St. Francis doesn’t use the gray market either, Hunnicutt said.
Though it’s never been used, an ethics committee has been empaneled at GHS to resolve situations involving shortages of life-saving drugs, Bender said.
“God forbid we get to the point where we run out of a critical life-saving drug we have no substitute for and you have to get down to rationing,” he said.
“The committee can address those types of decisions case by case,” he added. “Fortunately, we’ve been able to work out a mechanism where we could have that drug for patients who need it.”
Drug shortages mean a juggling act for retail drug stores, and thus their customers, as well, NCPA’s Hauser said.
“It does happen quite frequently that a patient comes in with a prescription and we can’t fill it because of not being able to procure the product,” she said. “So we work with the physician to find an appropriate alternative in stock.”
‘A big problem’
In the past year or so, a shortage of thyroid medication forced pharmacists to give patients just a few at a time, she said. A shortage of Ritalin, meanwhile, led them to switch to another drug. Sometimes druggists also will get a medication from another pharmacy or send a patient to another store that still has the medicine, she said.
And there seems to be a shortage of some drugs regularly, like Adderall, for Attention Deficit Disorder, because there are manufacturing quotas for controlled substances, Hauser said.
“It seems like just about every year at the end of the year or the first of the year we have problems getting that,” said Charles Turner, pharmacist at Shaw’s Pharmacy in Greenville.
In general, he said, the pharmacy sometimes goes months without some drugs.
When there are comparable products, the original drug can be replaced with another medication by the physician, he said. But sometimes the only alternative is a high-priced brand-name drug. So the patient pays the higher price or goes without, he said.

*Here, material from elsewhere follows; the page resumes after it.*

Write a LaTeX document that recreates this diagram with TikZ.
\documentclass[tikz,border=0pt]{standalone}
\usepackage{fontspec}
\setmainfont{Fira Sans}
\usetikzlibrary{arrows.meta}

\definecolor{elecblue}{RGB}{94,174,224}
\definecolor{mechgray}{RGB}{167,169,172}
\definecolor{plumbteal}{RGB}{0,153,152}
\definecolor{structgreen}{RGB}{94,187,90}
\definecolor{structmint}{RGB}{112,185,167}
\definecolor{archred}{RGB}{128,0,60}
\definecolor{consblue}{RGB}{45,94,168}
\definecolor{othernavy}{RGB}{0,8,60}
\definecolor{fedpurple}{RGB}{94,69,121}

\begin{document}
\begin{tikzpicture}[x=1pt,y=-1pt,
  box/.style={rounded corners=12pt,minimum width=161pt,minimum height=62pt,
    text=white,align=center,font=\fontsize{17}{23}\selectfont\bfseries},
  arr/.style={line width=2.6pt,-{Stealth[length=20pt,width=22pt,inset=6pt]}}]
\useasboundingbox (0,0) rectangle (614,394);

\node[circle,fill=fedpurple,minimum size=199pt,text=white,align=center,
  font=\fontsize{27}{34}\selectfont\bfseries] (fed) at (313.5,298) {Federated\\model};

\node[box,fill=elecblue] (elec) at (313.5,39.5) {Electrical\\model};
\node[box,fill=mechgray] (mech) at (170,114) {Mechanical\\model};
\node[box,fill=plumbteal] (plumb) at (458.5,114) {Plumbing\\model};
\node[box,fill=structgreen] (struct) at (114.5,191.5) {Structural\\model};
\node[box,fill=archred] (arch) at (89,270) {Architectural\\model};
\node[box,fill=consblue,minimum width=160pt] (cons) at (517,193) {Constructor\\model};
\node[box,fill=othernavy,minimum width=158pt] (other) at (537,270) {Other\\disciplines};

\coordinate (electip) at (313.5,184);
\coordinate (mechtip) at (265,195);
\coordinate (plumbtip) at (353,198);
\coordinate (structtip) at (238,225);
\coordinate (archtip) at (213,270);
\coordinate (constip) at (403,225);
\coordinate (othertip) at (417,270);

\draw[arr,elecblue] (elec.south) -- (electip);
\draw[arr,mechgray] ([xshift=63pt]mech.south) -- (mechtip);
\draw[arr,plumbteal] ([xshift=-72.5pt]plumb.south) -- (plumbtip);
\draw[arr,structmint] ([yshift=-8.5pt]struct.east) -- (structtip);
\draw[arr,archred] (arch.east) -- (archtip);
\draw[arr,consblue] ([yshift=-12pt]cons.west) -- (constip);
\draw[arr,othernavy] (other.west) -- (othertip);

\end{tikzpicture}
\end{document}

And sometimes when a drug becomes available again, he said, the price has skyrocketed. One antibiotic, for example, soared from $18 for a bottle of 500 to $125 for a bottle of 50. It can take insurers a month to plug in the new price so pharmacists get reimbursed at the old rate for a time, he said.
In some cases, Turner said, he just absorbs the cost. But that’s not always possible, so the increase is passed on to the patient, who either pays or goes without, he said.

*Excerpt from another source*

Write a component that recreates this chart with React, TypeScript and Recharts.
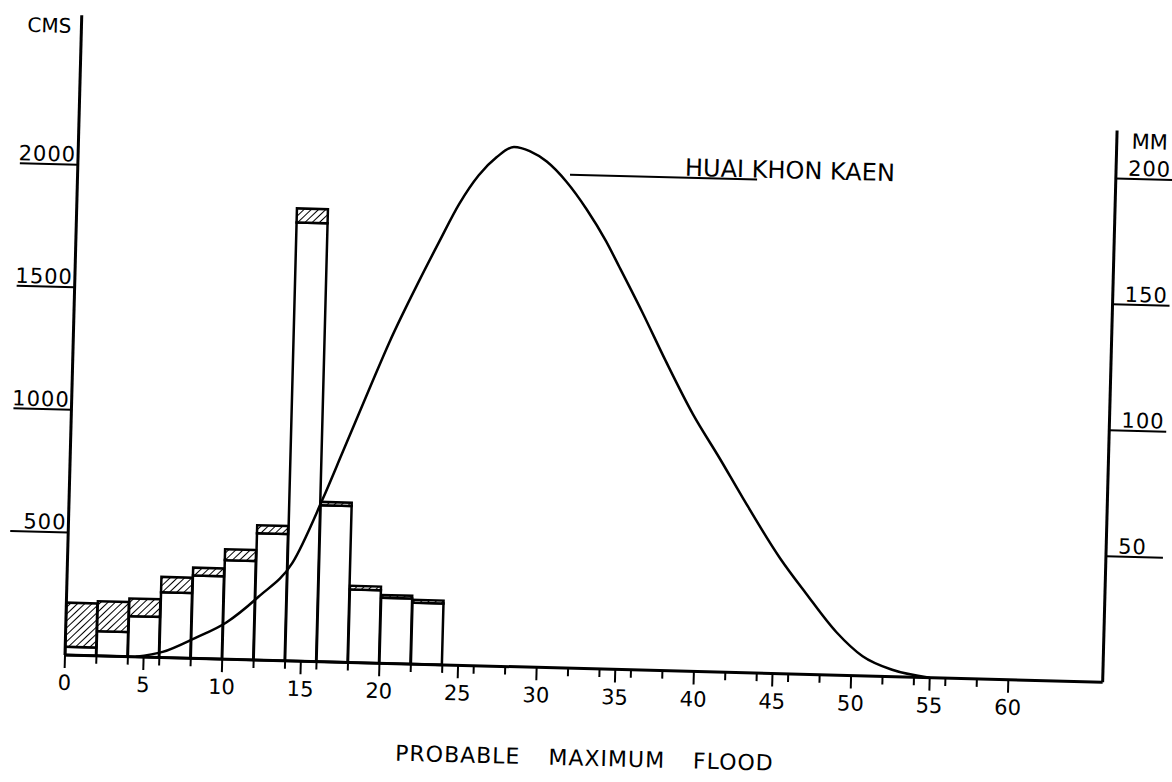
import {
  ComposedChart,
  Bar,
  Line,
  XAxis,
  YAxis,
  ReferenceLine,
  ReferenceDot,
} from "recharts";

// 2-hour rainfall blocks (bar centres, hours)
const rainHour = [1, 3, 5, 7, 9, 11, 13, 15, 17, 19, 21, 23];
// effective rainfall, mm (white part)
const rainEffective = [3.3, 9.8, 16.1, 25.9, 32.9, 39.3, 50.3, 174.0, 62.1, 29.0, 26.0, 24.4];
// losses, mm (hatched part on top)
const rainLoss = [17.5, 11.9, 7.0, 6.1, 3.1, 4.3, 3.2, 5.6, 1.3, 1.4, 1.1, 1.1];

// flood hydrograph, Huai Khon Kaen
const flowHour = [
  4.5, 6.2, 8.2, 10.2, 12.2, 14.3, 16.1, 17.3, 19.1, 20.1, 21.9, 23.1, 24.3, 25.5, 26.6, 27.7, 28.7,
  29.8, 31.1, 32.4, 33.7, 34.6, 36.1, 37.7, 39.5, 41.3, 42.8, 45.3, 47.0, 49.0, 50.7, 52.6, 55.0,
];
const flowCms = [
  0, 23, 82, 150, 258, 400, 660, 855, 1150, 1310, 1565, 1725, 1880, 2000, 2075, 2119, 2104, 2063,
  1982, 1874, 1745, 1640, 1462, 1262, 1050, 870, 715, 470, 330, 175, 80, 28, 0,
];

const timeTicks = [
  0, 2, 4, 5, 6, 8, 10, 12, 14, 15, 16, 18, 20, 22, 24, 25, 26, 28, 30, 32, 34, 35, 36, 38, 40, 42,
  44, 45, 46, 48, 50, 52, 54, 55, 56, 58, 60,
];
const cmsTicks = [500, 1000, 1500, 2000];
const mmTicks = [50, 100, 150, 200];

const FONT = "'DejaVu Sans', Verdana, sans-serif";
const W = 1172;
const H = 782;
const X_MAX = 66;

function TimeTick({ x, y, payload }: any) {
  const v = payload.value;
  const major = v % 5 === 0;
  return (
    <g>
      <line x1={x} y1={y} x2={x} y2={y + (major ? 13 : 8)} stroke="#000" strokeWidth={2} />
      {major && (
        <text x={x} y={y + 35} textAnchor="middle" fontSize={21} fontFamily={FONT} fill="#000">
          {v}
        </text>
      )}
    </g>
  );
}

function CmsTick({ x, y, payload }: any) {
  return (
    <g>
      <line x1={x - 58} y1={y} x2={x} y2={y} stroke="#000" strokeWidth={2} />
      <text
        x={x - 2}
        y={y - 3}
        textAnchor="end"
        fontSize={21}
        letterSpacing={1}
        fontFamily={FONT}
        fill="#000"
      >
        {payload.value}
      </text>
    </g>
  );
}

function MmTick({ x, y, payload }: any) {
  return (
    <g>
      <line x1={x} y1={y} x2={x + 57} y2={y} stroke="#000" strokeWidth={2} />
      <text
        x={x + 12}
        y={y - 3}
        textAnchor="start"
        fontSize={21}
        letterSpacing={1}
        fontFamily={FONT}
        fill="#000"
      >
        {payload.value}
      </text>
    </g>
  );
}

export default function App() {
  const rainData = rainHour.map((t, i) => ({ t, effective: rainEffective[i], loss: rainLoss[i] }));
  const flowData = flowHour.map((t, i) => ({ t, cms: flowCms[i] }));

  return (
    // the drawing sits ~1.5 degrees off square on the sheet
    <div
      style={{
        position: "absolute",
        left: 0,
        top: 0,
        width: W,
        height: H,
        transform: "rotate(1.5deg)",
        transformOrigin: "65px 655px",
      }}
    >
      <ComposedChart
        width={W}
        height={H}
        data={rainData}
        barCategoryGap={0}
        barGap={0}
        margin={{ top: 15, right: 0, bottom: 0, left: 0 }}
      >
        <defs>
          <pattern
            id="hatch"
            patternUnits="userSpaceOnUse"
            width={5}
            height={5}
            patternTransform="rotate(45)"
          >
            <rect width={5} height={5} fill="#fff" />
            <line x1={0} y1={0} x2={0} y2={5} stroke="#000" strokeWidth={2} />
          </pattern>
        </defs>

        <XAxis
          dataKey="t"
          type="number"
          domain={[0, X_MAX]}
          ticks={timeTicks}
          interval={0}
          tick={TimeTick}
          tickLine={false}
          tickSize={0}
          tickMargin={0}
          height={127}
          allowDataOverflow
          axisLine={{ stroke: "#000", strokeWidth: 3 }}
          label={({ viewBox }: any) => (
            <text
              x={viewBox.x + viewBox.width / 2 + 3}
              y={viewBox.y + 97}
              textAnchor="middle"
              fontSize={22}
              letterSpacing={1}
              wordSpacing={20}
              fontFamily={FONT}
              fill="#000"
            >
              PROBABLE MAXIMUM FLOOD
            </text>
          )}
        />
        {/* same time scale for the hydrograph, kept separate so it doesn't narrow the bars */}
        <XAxis xAxisId="flow" dataKey="t" type="number" domain={[0, X_MAX]} hide allowDataOverflow />
        <YAxis
          yAxisId="cms"
          domain={[0, 2610]}
          ticks={cmsTicks}
          width={65}
          tick={CmsTick}
          tickLine={false}
          tickSize={0}
          tickMargin={0}
          axisLine={{ stroke: "#000", strokeWidth: 3 }}
          label={({ viewBox }: any) => (
            <text
              x={viewBox.x + 33}
              y={viewBox.y + 18}
              textAnchor="middle"
              fontSize={20}
              fontFamily={FONT}
              fill="#000"
            >
              CMS
            </text>
          )}
        />
        <YAxis
          yAxisId="mm"
          orientation="right"
          domain={[0, 254]}
          ticks={mmTicks}
          width={69}
          tick={MmTick}
          tickLine={false}
          tickSize={0}
          tickMargin={0}
          axisLine={false}
          label={({ viewBox }: any) => (
            <text
              x={viewBox.x + 33}
              y={viewBox.y + 106}
              textAnchor="middle"
              fontSize={21}
              fontFamily={FONT}
              fill="#000"
            >
              MM
            </text>
          )}
        />

        <Bar
          yAxisId="mm"
          dataKey="effective"
          stackId="rain"
          fill="#fff"
          stroke="#000"
          strokeWidth={2.5}
          isAnimationActive={false}
        />
        <Bar
          yAxisId="mm"
          dataKey="loss"
          stackId="rain"
          fill="url(#hatch)"
          stroke="#000"
          strokeWidth={2.5}
          isAnimationActive={false}
        />

        <Line
          data={flowData}
          xAxisId="flow"
          yAxisId="cms"
          dataKey="cms"
          type="monotone"
          stroke="#000"
          strokeWidth={2.5}
          dot={false}
          isAnimationActive={false}
        />

        {/* right-hand MM axis stops short of the top */}
        <ReferenceLine
          yAxisId="mm"
          segment={[
            { x: X_MAX, y: 0 },
            { x: X_MAX, y: 219 },
          ]}
          stroke="#000"
          strokeWidth={3}
          ifOverflow="visible"
        />

        {/* leader to the curve name */}
        <ReferenceLine
          yAxisId="cms"
          segment={[
            { x: 31.3, y: 2012 },
            { x: 43.2, y: 2012 },
          ]}
          stroke="#000"
          strokeWidth={2}
        />
        <ReferenceDot
          yAxisId="cms"
          x={38.6}
          y={2020}
          r={0}
          fill="none"
          stroke="none"
          label={({ viewBox }: any) => (
            <text
              x={viewBox.x}
              y={viewBox.y}
              textAnchor="start"
              fontSize={24}
              fontFamily={FONT}
              fill="#000"
            >
              HUAI KHON KAEN
            </text>
          )}
        />
      </ComposedChart>
    </div>
  );
}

“It’s created a big problem for us,” he said.
The Generic Pharmaceutical Association’s Neas said the only way to alleviate shortages is through collaboration between regulators and manufacturers, and improving the review and approval process.
“GPhA and its members enthusiastically support the full implementation of actions that can be provided by generic industry-generated fees from the Generic Drug User Fee Act, which total nearly $300 million annually,” he said.
“This includes expediting the approval process, completing site inspections, reducing the Abbreviated New Drug Application backlog and other critical functions of the FDA, each of which plays a role in getting generics to patients as quickly and safely as possible.”
The FDA says it has been working on the problem.
Last October, it debuted a plan designed to improve its response to shortages and address the underlying causes. Manufacturers are now required to tell FDA about shortages and plans to discontinue a drug, for example, so the agency can work to find an alternate supply.
And while the agency can’t force companies to increase production, it can help prevent shortages by expediting approvals or reviews so a manufacturer can ramp up production.
It can also approve extending an expiration date of a drug where appropriate until new medicines are produced. And when the situation is severe, like the recent propophol shortage, the FDA can permit a drug to be imported from approved countries with adequate supply.
Using these strategies, the FDA says it helped prevent 195 drug shortages in 2011 and 282 in 2012. Neas said that shows progress is being made and that fewer new products are going on the shortage list.